Exercise objective. Will you output the entries below exactly, skipping every image they contain?

Recorded data.
####

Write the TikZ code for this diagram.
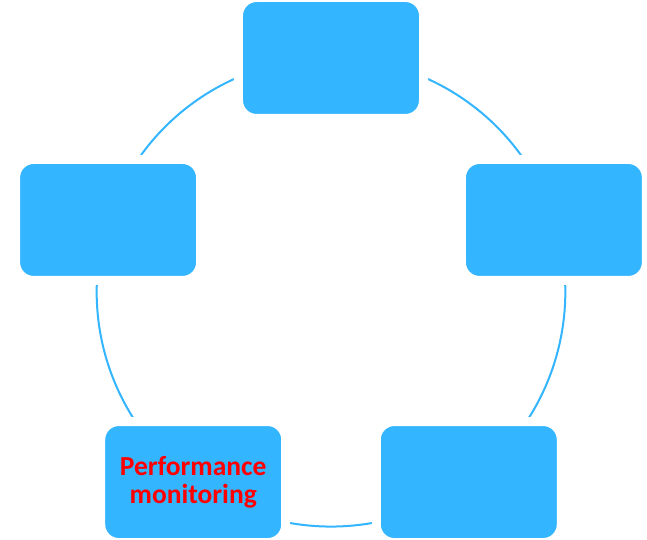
\documentclass[tikz,border=0pt]{standalone}
\usepackage{fontspec}
\setmainfont{Carlito}
\usetikzlibrary{backgrounds}
\definecolor{boxblue}{RGB}{51,181,255}
\begin{document}
\begin{tikzpicture}[x=1pt, y=1pt,
    stage/.style={fill=boxblue, draw=white, line width=9pt, rounded corners=18pt,
        minimum width=185pt, minimum height=121pt, inner sep=0pt, align=center,
        font=\fontsize{27.5}{27.5}\selectfont\bfseries, text=red},
    ring/.style={boxblue, line width=2pt}]
    \useasboundingbox (-331,-247.6) rectangle (316,292.4);

    % 五个方框
    \node[stage] (top) at (90:234.4) {};
    \node[stage] (left) at (162:234.4) {};
    \node[stage] (lowleft) at (234:234.4) {Performance\\monitoring};
    \node[stage] (lowright) at (306:234.4) {};
    \node[stage] (right) at (18:234.4) {};

    % 圆弧
    \begin{scope}[on background layer]
        \draw[ring] (top.center) to[bend right=36, looseness=0.94] (left.center);
        \draw[ring] (left.center) to[bend right=36, looseness=0.94] (lowleft.center);
        \draw[ring] (lowleft.center) to[bend right=36, looseness=0.94] (lowright.center);
        \draw[ring] (lowright.center) to[bend right=36, looseness=0.94] (right.center);
        \draw[ring] (right.center) to[bend right=36, looseness=0.94] (top.center);
    \end{scope}
\end{tikzpicture}
\end{document}
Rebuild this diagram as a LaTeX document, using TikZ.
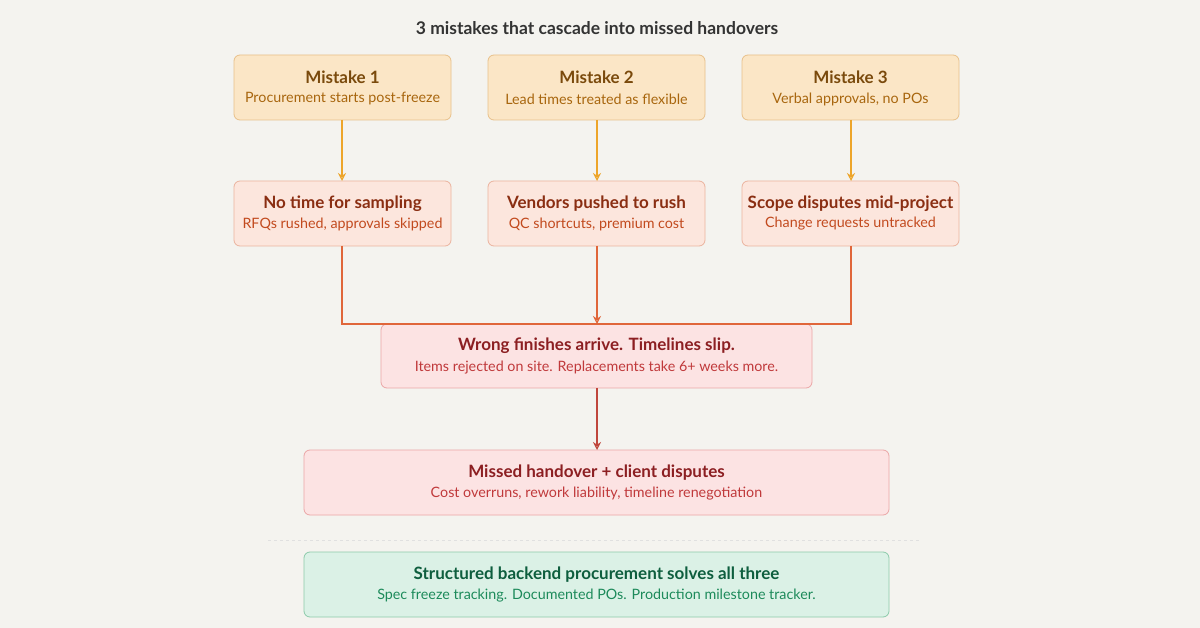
\documentclass[tikz,border=0pt]{standalone}
\usepackage{fontspec}
\setmainfont{Lato}
\usetikzlibrary{arrows.meta}
\definecolor{bg}{HTML}{F4F3EF}
\definecolor{ofill}{HTML}{FBE6C6}\definecolor{odraw}{HTML}{E8C08A}\definecolor{otext}{HTML}{7A4A0C}\definecolor{osub}{HTML}{A8660E}
\definecolor{pfill}{HTML}{FCE6DD}\definecolor{pdraw}{HTML}{EBB39E}\definecolor{ptext}{HTML}{8A2E12}\definecolor{psub}{HTML}{C24A1E}
\definecolor{rfill}{HTML}{FCE3E3}\definecolor{rdraw}{HTML}{EBA6A6}\definecolor{rtext}{HTML}{8C1F22}\definecolor{rsub}{HTML}{C0393B}
\definecolor{gfill}{HTML}{DBF1E6}\definecolor{gdraw}{HTML}{8CCBAA}\definecolor{gtext}{HTML}{0E5E3E}\definecolor{gsub}{HTML}{1C8A5A}
\definecolor{aor}{HTML}{EDA52A}\definecolor{ared}{HTML}{E0663A}\definecolor{adk}{HTML}{C0463C}
\begin{document}
\begin{tikzpicture}[x=1pt,y=-1pt,
 box/.style={rounded corners=6pt,line width=0.8pt},
 ttl/.style={font=\fontsize{17}{20}\selectfont\bfseries},
 sub/.style={font=\fontsize{14.3}{17}\selectfont},
 arr/.style={line width=1.2pt,-{Stealth[length=8pt,width=8pt,open]}}]
\fill[bg] (0,0) rectangle (1200,628);
\useasboundingbox (0,0) rectangle (1200,628);
\node (title) at (597,28) {\fontsize{17.5}{20}\selectfont\bfseries\color[HTML]{333333}3 mistakes that cascade into missed handovers};
\newcommand\mybox[9]{%
 \filldraw[box,fill=#6,draw=#7] (#2,#3) rectangle (#4,#5);
 \node (#1) at ({(#2+#4)/2},{(#3+#5)/2}) {};
 \node[ttl,text=#8] at ({(#2+#4)/2},{(#3+#5)/2-10}) {#9};}
\newcommand\subt[4]{\node[sub,text=#4] at (#1,#2) {#3};}
\mybox{m1}{234}{55}{451}{120}{ofill}{odraw}{otext}{Mistake 1}
\subt{342.5}{99}{Procurement starts post-freeze}{osub}
\mybox{m2}{488}{55}{705}{120}{ofill}{odraw}{otext}{Mistake 2}
\subt{596.5}{99}{Lead times treated as flexible}{osub}
\mybox{m3}{742}{55}{959}{120}{ofill}{odraw}{otext}{Mistake 3}
\subt{850.5}{99}{Verbal approvals, no POs}{osub}
\mybox{c1}{234}{181}{451}{246}{pfill}{pdraw}{ptext}{No time for sampling}
\subt{342.5}{224}{RFQs rushed, approvals skipped}{psub}
\mybox{c2}{488}{181}{705}{246}{pfill}{pdraw}{ptext}{Vendors pushed to rush}
\subt{596.5}{224}{QC shortcuts, premium cost}{psub}
\mybox{c3}{742}{181}{959}{246}{pfill}{pdraw}{ptext}{Scope disputes mid-project}
\subt{850.5}{224}{Change requests untracked}{psub}
\mybox{w}{381}{324}{812}{388}{rfill}{rdraw}{rtext}{Wrong finishes arrive. Timelines slip.}
\subt{596.5}{368}{Items rejected on site. Replacements take 6+ weeks more.}{rsub}
\mybox{h}{304}{450}{889}{515}{rfill}{rdraw}{rtext}{Missed handover + client disputes}
\subt{596.5}{494}{Cost overruns, rework liability, timeline renegotiation}{rsub}
\draw[dash pattern=on 3pt off 3pt,line width=0.6pt,color=black!12] (268,540)--(920,540);
\mybox{s}{304}{552}{889}{617}{gfill}{gdraw}{gtext}{Structured backend procurement solves all three}
\subt{596.5}{596}{Spec freeze tracking. Documented POs. Production milestone tracker.}{gsub}
\draw[arr,aor] (342,120)--(342,181);
\draw[arr,aor] (597,120)--(597,181);
\draw[arr,aor] (851,120)--(851,181);
\draw[line width=1.2pt,ared] (342,246)--(342,324)--(597,324);
\draw[line width=1.2pt,ared] (851,246)--(851,324)--(597,324);
\draw[arr,ared] (597,246)--(597,324);
\draw[arr,adk] (597,388)--(597,450);
\end{tikzpicture}
\end{document}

####

Final result.
Write the TikZ code for this diagram.
\documentclass[tikz,border=0pt]{standalone}
\usepackage{fontspec}
\setmainfont{Carlito}
\usetikzlibrary{backgrounds}
\definecolor{boxblue}{RGB}{51,181,255}
\begin{document}
\begin{tikzpicture}[x=1pt, y=1pt,
    stage/.style={fill=boxblue, draw=white, line width=9pt, rounded corners=18pt,
        minimum width=185pt, minimum height=121pt, inner sep=0pt, align=center,
        font=\fontsize{27.5}{27.5}\selectfont\bfseries, text=red},
    ring/.style={boxblue, line width=2pt}]
    \useasboundingbox (-331,-247.6) rectangle (316,292.4);

    % 五个方框
    \node[stage] (top) at (90:234.4) {};
    \node[stage] (left) at (162:234.4) {};
    \node[stage] (lowleft) at (234:234.4) {Performance\\monitoring};
    \node[stage] (lowright) at (306:234.4) {};
    \node[stage] (right) at (18:234.4) {};

    % 圆弧
    \begin{scope}[on background layer]
        \draw[ring] (top.center) to[bend right=36, looseness=0.94] (left.center);
        \draw[ring] (left.center) to[bend right=36, looseness=0.94] (lowleft.center);
        \draw[ring] (lowleft.center) to[bend right=36, looseness=0.94] (lowright.center);
        \draw[ring] (lowright.center) to[bend right=36, looseness=0.94] (right.center);
        \draw[ring] (right.center) to[bend right=36, looseness=0.94] (top.center);
    \end{scope}
\end{tikzpicture}
\end{document}
Rebuild this diagram as a LaTeX document, using TikZ.
\documentclass[tikz,border=0pt]{standalone}
\usepackage{fontspec}
\setmainfont{Lato}
\usetikzlibrary{arrows.meta}
\definecolor{bg}{HTML}{F4F3EF}
\definecolor{ofill}{HTML}{FBE6C6}\definecolor{odraw}{HTML}{E8C08A}\definecolor{otext}{HTML}{7A4A0C}\definecolor{osub}{HTML}{A8660E}
\definecolor{pfill}{HTML}{FCE6DD}\definecolor{pdraw}{HTML}{EBB39E}\definecolor{ptext}{HTML}{8A2E12}\definecolor{psub}{HTML}{C24A1E}
\definecolor{rfill}{HTML}{FCE3E3}\definecolor{rdraw}{HTML}{EBA6A6}\definecolor{rtext}{HTML}{8C1F22}\definecolor{rsub}{HTML}{C0393B}
\definecolor{gfill}{HTML}{DBF1E6}\definecolor{gdraw}{HTML}{8CCBAA}\definecolor{gtext}{HTML}{0E5E3E}\definecolor{gsub}{HTML}{1C8A5A}
\definecolor{aor}{HTML}{EDA52A}\definecolor{ared}{HTML}{E0663A}\definecolor{adk}{HTML}{C0463C}
\begin{document}
\begin{tikzpicture}[x=1pt,y=-1pt,
 box/.style={rounded corners=6pt,line width=0.8pt},
 ttl/.style={font=\fontsize{17}{20}\selectfont\bfseries},
 sub/.style={font=\fontsize{14.3}{17}\selectfont},
 arr/.style={line width=1.2pt,-{Stealth[length=8pt,width=8pt,open]}}]
\fill[bg] (0,0) rectangle (1200,628);
\useasboundingbox (0,0) rectangle (1200,628);
\node (title) at (597,28) {\fontsize{17.5}{20}\selectfont\bfseries\color[HTML]{333333}3 mistakes that cascade into missed handovers};
\newcommand\mybox[9]{%
 \filldraw[box,fill=#6,draw=#7] (#2,#3) rectangle (#4,#5);
 \node (#1) at ({(#2+#4)/2},{(#3+#5)/2}) {};
 \node[ttl,text=#8] at ({(#2+#4)/2},{(#3+#5)/2-10}) {#9};}
\newcommand\subt[4]{\node[sub,text=#4] at (#1,#2) {#3};}
\mybox{m1}{234}{55}{451}{120}{ofill}{odraw}{otext}{Mistake 1}
\subt{342.5}{99}{Procurement starts post-freeze}{osub}
\mybox{m2}{488}{55}{705}{120}{ofill}{odraw}{otext}{Mistake 2}
\subt{596.5}{99}{Lead times treated as flexible}{osub}
\mybox{m3}{742}{55}{959}{120}{ofill}{odraw}{otext}{Mistake 3}
\subt{850.5}{99}{Verbal approvals, no POs}{osub}
\mybox{c1}{234}{181}{451}{246}{pfill}{pdraw}{ptext}{No time for sampling}
\subt{342.5}{224}{RFQs rushed, approvals skipped}{psub}
\mybox{c2}{488}{181}{705}{246}{pfill}{pdraw}{ptext}{Vendors pushed to rush}
\subt{596.5}{224}{QC shortcuts, premium cost}{psub}
\mybox{c3}{742}{181}{959}{246}{pfill}{pdraw}{ptext}{Scope disputes mid-project}
\subt{850.5}{224}{Change requests untracked}{psub}
\mybox{w}{381}{324}{812}{388}{rfill}{rdraw}{rtext}{Wrong finishes arrive. Timelines slip.}
\subt{596.5}{368}{Items rejected on site. Replacements take 6+ weeks more.}{rsub}
\mybox{h}{304}{450}{889}{515}{rfill}{rdraw}{rtext}{Missed handover + client disputes}
\subt{596.5}{494}{Cost overruns, rework liability, timeline renegotiation}{rsub}
\draw[dash pattern=on 3pt off 3pt,line width=0.6pt,color=black!12] (268,540)--(920,540);
\mybox{s}{304}{552}{889}{617}{gfill}{gdraw}{gtext}{Structured backend procurement solves all three}
\subt{596.5}{596}{Spec freeze tracking. Documented POs. Production milestone tracker.}{gsub}
\draw[arr,aor] (342,120)--(342,181);
\draw[arr,aor] (597,120)--(597,181);
\draw[arr,aor] (851,120)--(851,181);
\draw[line width=1.2pt,ared] (342,246)--(342,324)--(597,324);
\draw[line width=1.2pt,ared] (851,246)--(851,324)--(597,324);
\draw[arr,ared] (597,246)--(597,324);
\draw[arr,adk] (597,388)--(597,450);
\end{tikzpicture}
\end{document}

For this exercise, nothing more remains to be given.